──────── Record set
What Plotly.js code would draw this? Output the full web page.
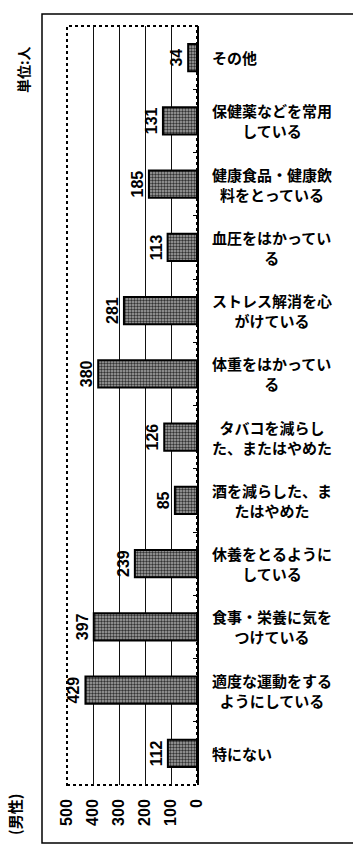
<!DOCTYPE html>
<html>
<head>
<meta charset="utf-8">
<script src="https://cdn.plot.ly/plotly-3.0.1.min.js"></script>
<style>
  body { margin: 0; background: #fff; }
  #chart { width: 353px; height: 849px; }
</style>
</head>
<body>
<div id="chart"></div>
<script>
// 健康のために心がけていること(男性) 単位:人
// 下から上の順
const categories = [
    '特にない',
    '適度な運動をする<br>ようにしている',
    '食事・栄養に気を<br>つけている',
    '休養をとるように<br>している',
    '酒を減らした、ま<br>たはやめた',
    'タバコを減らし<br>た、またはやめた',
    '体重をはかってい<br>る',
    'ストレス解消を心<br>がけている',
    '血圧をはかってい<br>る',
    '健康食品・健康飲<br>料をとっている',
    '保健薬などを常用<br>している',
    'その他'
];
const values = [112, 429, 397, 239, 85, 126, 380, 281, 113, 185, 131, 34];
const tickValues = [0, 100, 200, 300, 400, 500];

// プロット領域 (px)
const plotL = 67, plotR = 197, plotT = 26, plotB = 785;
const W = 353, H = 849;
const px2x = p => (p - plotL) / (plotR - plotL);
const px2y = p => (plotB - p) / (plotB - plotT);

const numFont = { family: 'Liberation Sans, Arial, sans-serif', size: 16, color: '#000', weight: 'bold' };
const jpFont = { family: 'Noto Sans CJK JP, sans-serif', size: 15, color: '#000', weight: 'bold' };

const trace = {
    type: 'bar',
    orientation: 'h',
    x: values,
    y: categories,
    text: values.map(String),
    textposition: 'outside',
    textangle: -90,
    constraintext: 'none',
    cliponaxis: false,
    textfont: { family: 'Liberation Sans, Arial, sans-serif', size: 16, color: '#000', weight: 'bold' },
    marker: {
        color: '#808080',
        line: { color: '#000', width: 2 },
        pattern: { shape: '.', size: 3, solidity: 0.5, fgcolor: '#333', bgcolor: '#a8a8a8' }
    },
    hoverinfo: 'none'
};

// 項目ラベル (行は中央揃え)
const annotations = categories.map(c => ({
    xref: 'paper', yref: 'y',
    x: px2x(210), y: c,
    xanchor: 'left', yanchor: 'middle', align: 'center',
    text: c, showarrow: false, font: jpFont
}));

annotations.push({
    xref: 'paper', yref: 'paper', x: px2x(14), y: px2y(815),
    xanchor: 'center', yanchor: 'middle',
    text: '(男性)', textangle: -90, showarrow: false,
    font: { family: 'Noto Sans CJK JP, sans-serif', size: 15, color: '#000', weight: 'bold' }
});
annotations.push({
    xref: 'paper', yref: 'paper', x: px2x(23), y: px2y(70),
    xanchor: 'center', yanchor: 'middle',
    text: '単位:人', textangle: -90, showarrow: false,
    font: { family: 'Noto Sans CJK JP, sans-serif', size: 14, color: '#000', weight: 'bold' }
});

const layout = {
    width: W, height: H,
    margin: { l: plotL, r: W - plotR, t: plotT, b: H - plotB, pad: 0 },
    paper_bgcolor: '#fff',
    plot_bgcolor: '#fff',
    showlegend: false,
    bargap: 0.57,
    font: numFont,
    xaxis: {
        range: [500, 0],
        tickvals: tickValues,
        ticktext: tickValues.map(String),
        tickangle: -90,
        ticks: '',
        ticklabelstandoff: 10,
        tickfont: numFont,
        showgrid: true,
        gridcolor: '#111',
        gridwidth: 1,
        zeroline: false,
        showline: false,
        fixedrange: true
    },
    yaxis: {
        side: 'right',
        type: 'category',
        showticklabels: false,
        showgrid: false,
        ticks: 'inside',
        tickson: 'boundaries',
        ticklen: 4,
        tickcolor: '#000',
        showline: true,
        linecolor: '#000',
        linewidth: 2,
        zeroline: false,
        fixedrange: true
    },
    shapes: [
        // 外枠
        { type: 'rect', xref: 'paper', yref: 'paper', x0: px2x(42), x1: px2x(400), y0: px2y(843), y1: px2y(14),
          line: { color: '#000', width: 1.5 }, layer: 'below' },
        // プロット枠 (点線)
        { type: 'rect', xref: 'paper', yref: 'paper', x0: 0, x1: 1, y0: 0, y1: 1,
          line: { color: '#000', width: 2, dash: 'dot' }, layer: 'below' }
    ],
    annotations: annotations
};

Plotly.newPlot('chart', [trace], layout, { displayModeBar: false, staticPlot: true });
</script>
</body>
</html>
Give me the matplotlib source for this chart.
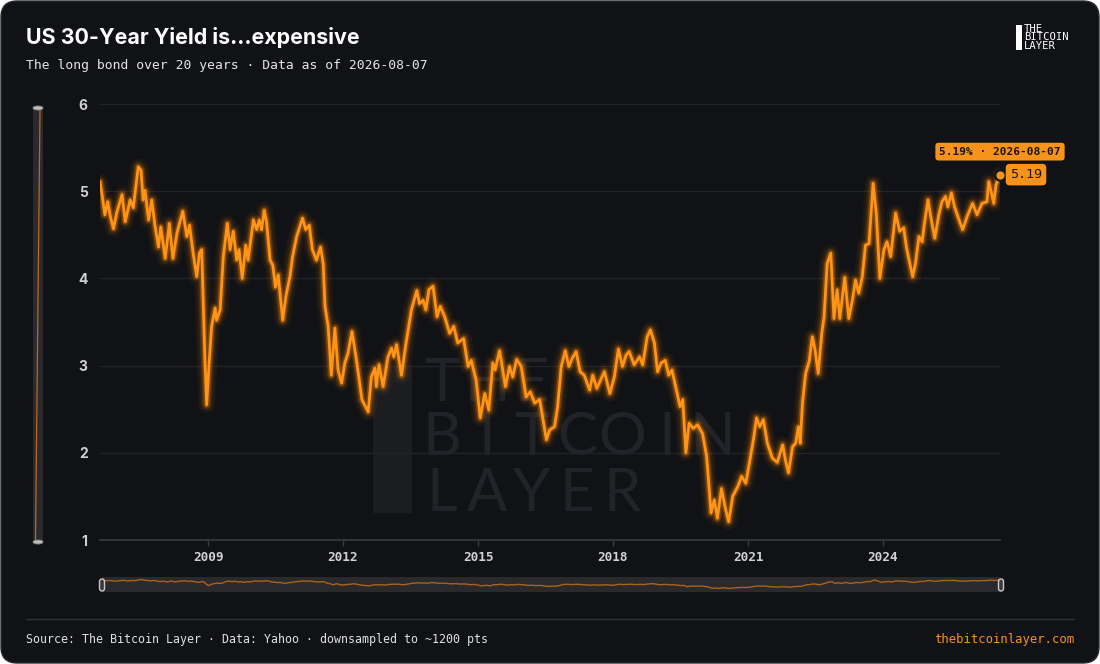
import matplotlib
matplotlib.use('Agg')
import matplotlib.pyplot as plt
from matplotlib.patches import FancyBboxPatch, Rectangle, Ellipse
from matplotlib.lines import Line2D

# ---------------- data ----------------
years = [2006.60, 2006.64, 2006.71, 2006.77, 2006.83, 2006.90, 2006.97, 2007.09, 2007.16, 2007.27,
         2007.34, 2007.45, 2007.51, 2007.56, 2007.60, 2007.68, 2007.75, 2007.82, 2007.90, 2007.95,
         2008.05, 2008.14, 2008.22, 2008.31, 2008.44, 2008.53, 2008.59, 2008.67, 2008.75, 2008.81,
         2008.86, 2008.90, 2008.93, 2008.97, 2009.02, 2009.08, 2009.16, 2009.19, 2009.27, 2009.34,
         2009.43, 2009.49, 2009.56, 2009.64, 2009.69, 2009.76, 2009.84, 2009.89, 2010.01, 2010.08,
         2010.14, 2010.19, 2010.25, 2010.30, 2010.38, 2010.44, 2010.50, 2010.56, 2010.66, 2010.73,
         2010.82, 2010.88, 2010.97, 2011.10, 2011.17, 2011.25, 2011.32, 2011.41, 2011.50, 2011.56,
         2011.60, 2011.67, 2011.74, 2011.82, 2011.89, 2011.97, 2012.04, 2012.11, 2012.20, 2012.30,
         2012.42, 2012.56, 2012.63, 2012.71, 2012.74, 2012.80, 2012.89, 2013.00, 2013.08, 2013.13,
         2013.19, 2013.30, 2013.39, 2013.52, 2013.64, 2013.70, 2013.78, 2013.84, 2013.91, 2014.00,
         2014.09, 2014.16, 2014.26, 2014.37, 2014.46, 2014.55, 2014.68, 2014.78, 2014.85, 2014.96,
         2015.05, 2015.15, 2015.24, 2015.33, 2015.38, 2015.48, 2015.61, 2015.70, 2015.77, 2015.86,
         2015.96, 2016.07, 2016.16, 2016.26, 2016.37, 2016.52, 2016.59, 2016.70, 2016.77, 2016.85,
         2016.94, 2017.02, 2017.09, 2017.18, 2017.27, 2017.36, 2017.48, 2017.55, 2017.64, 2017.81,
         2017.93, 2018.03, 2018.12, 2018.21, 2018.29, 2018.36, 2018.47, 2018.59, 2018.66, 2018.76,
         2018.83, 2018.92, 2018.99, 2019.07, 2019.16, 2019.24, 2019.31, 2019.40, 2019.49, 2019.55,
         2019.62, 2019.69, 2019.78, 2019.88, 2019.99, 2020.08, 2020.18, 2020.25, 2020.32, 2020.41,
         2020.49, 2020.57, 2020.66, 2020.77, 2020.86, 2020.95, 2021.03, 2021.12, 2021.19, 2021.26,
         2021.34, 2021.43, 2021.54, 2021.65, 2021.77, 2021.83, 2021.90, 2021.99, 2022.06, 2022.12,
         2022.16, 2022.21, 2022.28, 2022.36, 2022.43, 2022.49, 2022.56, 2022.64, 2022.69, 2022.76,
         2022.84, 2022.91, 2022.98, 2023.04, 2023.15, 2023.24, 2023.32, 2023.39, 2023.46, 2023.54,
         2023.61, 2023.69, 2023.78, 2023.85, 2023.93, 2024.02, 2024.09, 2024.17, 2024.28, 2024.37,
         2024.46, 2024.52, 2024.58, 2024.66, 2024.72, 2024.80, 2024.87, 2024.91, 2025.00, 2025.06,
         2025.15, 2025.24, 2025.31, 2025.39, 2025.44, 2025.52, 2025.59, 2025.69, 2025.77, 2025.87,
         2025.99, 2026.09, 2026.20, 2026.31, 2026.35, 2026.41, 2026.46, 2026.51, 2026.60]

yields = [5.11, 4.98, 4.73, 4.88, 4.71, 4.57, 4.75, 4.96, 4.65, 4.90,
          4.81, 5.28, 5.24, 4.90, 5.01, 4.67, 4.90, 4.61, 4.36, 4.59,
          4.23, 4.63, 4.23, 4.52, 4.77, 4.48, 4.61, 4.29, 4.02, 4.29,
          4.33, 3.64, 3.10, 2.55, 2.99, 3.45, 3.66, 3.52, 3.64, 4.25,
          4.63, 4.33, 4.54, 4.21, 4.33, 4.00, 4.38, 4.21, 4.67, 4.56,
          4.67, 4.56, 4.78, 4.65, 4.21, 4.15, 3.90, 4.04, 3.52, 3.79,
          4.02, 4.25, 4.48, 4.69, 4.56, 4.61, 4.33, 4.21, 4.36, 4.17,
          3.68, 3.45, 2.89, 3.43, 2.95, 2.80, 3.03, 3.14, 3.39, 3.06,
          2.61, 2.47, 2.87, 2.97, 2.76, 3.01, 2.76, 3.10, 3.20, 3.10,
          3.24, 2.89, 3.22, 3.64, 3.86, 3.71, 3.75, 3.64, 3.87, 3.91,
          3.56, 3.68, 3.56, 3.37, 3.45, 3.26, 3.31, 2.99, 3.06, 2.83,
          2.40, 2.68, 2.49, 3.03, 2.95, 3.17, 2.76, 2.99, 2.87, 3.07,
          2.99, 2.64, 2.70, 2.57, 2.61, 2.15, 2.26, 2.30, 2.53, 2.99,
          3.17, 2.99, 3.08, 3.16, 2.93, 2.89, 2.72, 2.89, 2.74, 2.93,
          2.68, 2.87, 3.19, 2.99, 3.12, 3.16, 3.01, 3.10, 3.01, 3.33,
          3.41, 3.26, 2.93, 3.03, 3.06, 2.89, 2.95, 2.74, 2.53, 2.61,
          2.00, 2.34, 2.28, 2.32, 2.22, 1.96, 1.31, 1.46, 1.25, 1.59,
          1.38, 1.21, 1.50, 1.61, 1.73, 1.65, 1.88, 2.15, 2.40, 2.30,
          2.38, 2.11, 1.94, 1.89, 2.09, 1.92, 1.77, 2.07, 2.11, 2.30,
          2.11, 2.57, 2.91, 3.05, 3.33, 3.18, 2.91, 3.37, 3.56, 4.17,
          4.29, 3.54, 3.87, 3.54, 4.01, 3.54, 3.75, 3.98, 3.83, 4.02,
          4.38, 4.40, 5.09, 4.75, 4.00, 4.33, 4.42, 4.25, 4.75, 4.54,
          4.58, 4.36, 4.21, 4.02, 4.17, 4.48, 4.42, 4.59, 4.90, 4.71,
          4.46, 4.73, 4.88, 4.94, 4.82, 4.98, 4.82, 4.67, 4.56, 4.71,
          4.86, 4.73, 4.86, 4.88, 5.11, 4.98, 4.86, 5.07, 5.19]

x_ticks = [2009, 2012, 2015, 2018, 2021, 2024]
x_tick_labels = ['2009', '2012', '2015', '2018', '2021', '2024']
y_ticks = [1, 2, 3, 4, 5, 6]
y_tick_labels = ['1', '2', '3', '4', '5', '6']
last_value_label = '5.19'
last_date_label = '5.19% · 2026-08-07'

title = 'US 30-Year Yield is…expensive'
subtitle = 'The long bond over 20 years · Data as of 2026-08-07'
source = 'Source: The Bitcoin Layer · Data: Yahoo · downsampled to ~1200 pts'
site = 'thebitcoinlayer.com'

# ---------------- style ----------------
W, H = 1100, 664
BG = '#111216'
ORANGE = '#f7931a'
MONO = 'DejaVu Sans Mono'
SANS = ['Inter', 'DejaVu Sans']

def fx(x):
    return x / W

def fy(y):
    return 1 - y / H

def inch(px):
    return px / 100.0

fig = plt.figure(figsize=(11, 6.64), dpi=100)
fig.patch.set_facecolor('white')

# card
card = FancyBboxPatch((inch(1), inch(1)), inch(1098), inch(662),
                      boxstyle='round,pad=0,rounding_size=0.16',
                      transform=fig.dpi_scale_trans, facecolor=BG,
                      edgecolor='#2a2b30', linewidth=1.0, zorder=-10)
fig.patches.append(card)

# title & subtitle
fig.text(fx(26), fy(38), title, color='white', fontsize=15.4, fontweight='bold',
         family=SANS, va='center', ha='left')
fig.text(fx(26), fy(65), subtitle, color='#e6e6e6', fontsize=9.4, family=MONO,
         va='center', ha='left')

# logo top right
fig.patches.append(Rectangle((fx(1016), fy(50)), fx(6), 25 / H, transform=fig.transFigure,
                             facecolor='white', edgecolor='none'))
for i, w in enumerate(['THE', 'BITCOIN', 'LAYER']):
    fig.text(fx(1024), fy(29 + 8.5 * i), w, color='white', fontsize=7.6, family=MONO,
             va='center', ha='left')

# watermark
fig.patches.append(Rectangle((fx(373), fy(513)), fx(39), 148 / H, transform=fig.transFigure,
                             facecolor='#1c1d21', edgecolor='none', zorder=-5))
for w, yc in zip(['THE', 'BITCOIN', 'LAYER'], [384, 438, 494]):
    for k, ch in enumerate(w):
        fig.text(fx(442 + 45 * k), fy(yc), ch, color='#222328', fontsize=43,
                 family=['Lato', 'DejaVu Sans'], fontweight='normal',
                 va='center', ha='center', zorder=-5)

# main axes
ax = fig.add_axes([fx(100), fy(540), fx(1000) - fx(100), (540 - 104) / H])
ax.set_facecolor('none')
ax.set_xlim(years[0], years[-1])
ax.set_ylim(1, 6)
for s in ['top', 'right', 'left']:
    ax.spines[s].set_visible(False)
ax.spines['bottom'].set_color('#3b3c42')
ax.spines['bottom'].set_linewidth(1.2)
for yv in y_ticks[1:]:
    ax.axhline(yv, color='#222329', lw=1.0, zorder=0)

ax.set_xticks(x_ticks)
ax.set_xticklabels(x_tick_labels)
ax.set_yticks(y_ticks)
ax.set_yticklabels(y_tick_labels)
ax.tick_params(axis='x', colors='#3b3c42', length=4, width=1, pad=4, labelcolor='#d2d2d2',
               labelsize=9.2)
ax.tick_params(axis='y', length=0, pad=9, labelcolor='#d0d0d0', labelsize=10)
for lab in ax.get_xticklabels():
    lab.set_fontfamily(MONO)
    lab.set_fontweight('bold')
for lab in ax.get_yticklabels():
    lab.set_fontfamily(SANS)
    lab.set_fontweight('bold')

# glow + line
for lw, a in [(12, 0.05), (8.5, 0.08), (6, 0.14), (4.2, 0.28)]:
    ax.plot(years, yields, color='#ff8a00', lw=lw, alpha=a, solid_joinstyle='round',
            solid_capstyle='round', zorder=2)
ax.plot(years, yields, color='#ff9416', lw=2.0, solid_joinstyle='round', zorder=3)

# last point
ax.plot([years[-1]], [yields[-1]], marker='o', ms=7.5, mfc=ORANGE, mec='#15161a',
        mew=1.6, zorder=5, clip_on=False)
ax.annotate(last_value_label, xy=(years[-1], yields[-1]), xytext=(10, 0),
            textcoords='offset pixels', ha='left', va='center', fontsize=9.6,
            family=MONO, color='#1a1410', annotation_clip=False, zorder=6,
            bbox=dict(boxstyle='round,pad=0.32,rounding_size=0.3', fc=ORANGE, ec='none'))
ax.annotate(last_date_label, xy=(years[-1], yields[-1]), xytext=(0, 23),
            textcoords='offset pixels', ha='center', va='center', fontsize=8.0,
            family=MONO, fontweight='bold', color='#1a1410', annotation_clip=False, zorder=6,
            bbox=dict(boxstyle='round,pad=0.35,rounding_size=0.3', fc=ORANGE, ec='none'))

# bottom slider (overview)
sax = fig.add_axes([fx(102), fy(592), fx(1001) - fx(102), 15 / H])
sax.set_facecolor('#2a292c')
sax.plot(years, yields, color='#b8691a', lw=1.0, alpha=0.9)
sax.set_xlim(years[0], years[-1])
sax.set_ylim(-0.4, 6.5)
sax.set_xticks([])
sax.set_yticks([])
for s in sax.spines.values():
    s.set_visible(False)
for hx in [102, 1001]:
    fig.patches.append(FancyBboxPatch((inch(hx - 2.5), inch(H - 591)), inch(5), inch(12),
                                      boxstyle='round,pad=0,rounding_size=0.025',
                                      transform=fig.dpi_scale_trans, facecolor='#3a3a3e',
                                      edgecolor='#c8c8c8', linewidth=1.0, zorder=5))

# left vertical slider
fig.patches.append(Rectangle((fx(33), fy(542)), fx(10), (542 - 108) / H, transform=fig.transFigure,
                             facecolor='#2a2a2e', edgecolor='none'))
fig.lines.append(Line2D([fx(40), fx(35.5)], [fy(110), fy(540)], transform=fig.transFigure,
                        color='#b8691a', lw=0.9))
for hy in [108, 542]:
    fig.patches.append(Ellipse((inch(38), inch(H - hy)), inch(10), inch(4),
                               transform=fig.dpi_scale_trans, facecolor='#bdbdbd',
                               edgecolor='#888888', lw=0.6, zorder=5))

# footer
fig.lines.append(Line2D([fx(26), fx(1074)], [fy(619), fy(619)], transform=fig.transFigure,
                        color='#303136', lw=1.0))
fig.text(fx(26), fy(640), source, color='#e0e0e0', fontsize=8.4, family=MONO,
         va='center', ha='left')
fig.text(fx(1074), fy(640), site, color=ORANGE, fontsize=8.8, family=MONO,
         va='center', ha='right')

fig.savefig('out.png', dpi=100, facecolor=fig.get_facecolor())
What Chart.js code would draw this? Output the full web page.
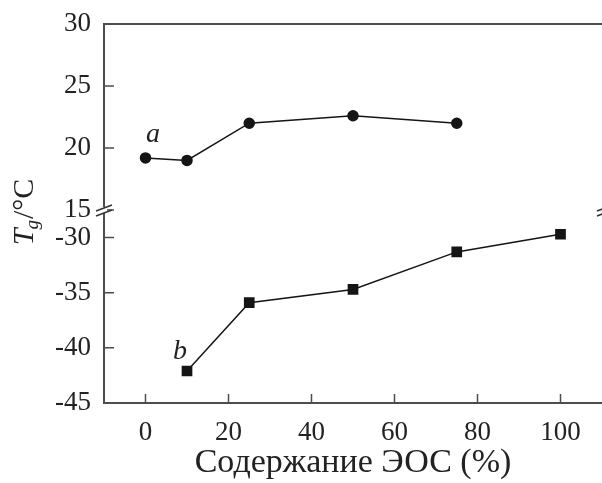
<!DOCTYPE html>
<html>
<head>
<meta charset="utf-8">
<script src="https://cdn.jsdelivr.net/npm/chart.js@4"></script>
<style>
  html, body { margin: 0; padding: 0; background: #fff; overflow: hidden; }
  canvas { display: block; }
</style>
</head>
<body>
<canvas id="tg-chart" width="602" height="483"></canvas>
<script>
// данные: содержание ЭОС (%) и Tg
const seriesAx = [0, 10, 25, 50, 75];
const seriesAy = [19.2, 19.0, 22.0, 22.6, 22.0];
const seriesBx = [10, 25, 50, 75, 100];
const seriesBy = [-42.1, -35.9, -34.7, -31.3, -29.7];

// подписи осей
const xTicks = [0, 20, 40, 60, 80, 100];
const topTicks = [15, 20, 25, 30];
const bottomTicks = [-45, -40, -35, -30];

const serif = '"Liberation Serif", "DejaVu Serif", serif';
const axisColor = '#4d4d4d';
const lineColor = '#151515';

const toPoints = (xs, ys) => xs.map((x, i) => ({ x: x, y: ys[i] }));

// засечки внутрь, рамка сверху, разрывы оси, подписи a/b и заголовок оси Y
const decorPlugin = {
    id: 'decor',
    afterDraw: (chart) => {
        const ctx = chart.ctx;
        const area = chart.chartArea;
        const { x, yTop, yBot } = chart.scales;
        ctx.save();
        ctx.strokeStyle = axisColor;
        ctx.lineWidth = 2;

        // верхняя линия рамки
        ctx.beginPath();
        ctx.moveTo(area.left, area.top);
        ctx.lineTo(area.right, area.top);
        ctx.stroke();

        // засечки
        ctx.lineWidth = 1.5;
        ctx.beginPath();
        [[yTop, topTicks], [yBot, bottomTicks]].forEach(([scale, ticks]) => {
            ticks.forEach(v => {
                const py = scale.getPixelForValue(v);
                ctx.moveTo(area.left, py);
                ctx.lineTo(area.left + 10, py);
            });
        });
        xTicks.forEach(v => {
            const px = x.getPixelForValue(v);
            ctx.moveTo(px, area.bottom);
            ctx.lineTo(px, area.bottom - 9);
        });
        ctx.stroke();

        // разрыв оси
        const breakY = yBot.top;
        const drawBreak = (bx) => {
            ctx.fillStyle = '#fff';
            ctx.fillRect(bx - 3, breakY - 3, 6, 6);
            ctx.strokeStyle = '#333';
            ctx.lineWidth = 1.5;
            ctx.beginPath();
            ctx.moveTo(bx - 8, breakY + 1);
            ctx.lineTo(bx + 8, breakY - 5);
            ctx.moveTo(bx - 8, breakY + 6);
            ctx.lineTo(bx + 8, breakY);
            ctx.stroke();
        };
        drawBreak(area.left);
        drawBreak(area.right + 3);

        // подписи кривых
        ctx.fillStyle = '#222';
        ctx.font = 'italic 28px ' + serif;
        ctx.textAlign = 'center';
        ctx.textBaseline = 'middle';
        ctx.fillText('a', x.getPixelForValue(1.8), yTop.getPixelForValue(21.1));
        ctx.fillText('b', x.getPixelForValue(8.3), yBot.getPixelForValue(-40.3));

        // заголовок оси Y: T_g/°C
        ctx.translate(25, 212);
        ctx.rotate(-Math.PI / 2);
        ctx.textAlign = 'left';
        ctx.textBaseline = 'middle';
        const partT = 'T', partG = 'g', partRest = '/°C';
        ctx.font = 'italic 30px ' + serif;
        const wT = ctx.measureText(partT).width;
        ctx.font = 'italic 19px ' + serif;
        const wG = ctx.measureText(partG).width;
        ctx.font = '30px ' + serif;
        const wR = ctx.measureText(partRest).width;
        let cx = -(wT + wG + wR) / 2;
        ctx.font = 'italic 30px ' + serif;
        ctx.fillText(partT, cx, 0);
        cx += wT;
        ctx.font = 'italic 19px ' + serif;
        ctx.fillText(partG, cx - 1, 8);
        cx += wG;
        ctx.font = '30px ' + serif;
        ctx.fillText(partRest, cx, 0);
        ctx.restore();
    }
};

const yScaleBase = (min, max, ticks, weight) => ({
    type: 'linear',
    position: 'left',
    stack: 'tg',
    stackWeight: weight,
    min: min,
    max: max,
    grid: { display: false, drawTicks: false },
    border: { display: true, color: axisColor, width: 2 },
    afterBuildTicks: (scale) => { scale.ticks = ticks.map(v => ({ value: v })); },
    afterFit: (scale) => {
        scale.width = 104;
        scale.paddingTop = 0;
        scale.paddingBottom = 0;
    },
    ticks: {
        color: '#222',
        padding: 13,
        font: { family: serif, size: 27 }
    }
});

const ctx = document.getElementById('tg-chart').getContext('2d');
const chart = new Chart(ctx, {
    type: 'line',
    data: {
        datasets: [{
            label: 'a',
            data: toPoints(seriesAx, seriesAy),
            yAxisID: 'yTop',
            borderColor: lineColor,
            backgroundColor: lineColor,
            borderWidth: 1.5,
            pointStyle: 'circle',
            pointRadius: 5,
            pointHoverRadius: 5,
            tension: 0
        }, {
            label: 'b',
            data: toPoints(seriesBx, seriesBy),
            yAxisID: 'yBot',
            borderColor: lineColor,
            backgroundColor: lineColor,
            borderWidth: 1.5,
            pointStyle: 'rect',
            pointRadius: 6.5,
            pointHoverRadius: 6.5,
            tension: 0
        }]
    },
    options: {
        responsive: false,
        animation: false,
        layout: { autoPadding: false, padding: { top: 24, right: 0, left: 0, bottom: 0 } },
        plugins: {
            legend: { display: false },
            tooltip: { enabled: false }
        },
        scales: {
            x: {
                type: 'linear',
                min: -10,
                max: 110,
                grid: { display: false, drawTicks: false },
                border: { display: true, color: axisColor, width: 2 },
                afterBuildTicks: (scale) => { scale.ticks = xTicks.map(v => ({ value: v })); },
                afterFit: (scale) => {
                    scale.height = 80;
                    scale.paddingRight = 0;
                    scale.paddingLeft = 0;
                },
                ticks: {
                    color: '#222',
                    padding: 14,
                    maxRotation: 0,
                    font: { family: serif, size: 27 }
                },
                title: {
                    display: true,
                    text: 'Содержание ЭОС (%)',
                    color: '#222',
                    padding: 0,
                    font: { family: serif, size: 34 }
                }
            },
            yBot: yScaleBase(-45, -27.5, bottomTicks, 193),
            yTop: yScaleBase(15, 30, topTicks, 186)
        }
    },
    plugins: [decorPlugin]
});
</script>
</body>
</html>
────────────────
# Written request
What's needed is an exact copy of the lines above from the one with "Give me the matplotlib source for this chart." through the one with "from matplotlib.lines import Line2D", both included; the pictures stay out.

# Expected answer
Give me the matplotlib source for this chart.
import matplotlib
matplotlib.use('Agg')
import matplotlib.pyplot as plt
from matplotlib.patches import FancyBboxPatch, Rectangle, Ellipse
from matplotlib.lines import Line2D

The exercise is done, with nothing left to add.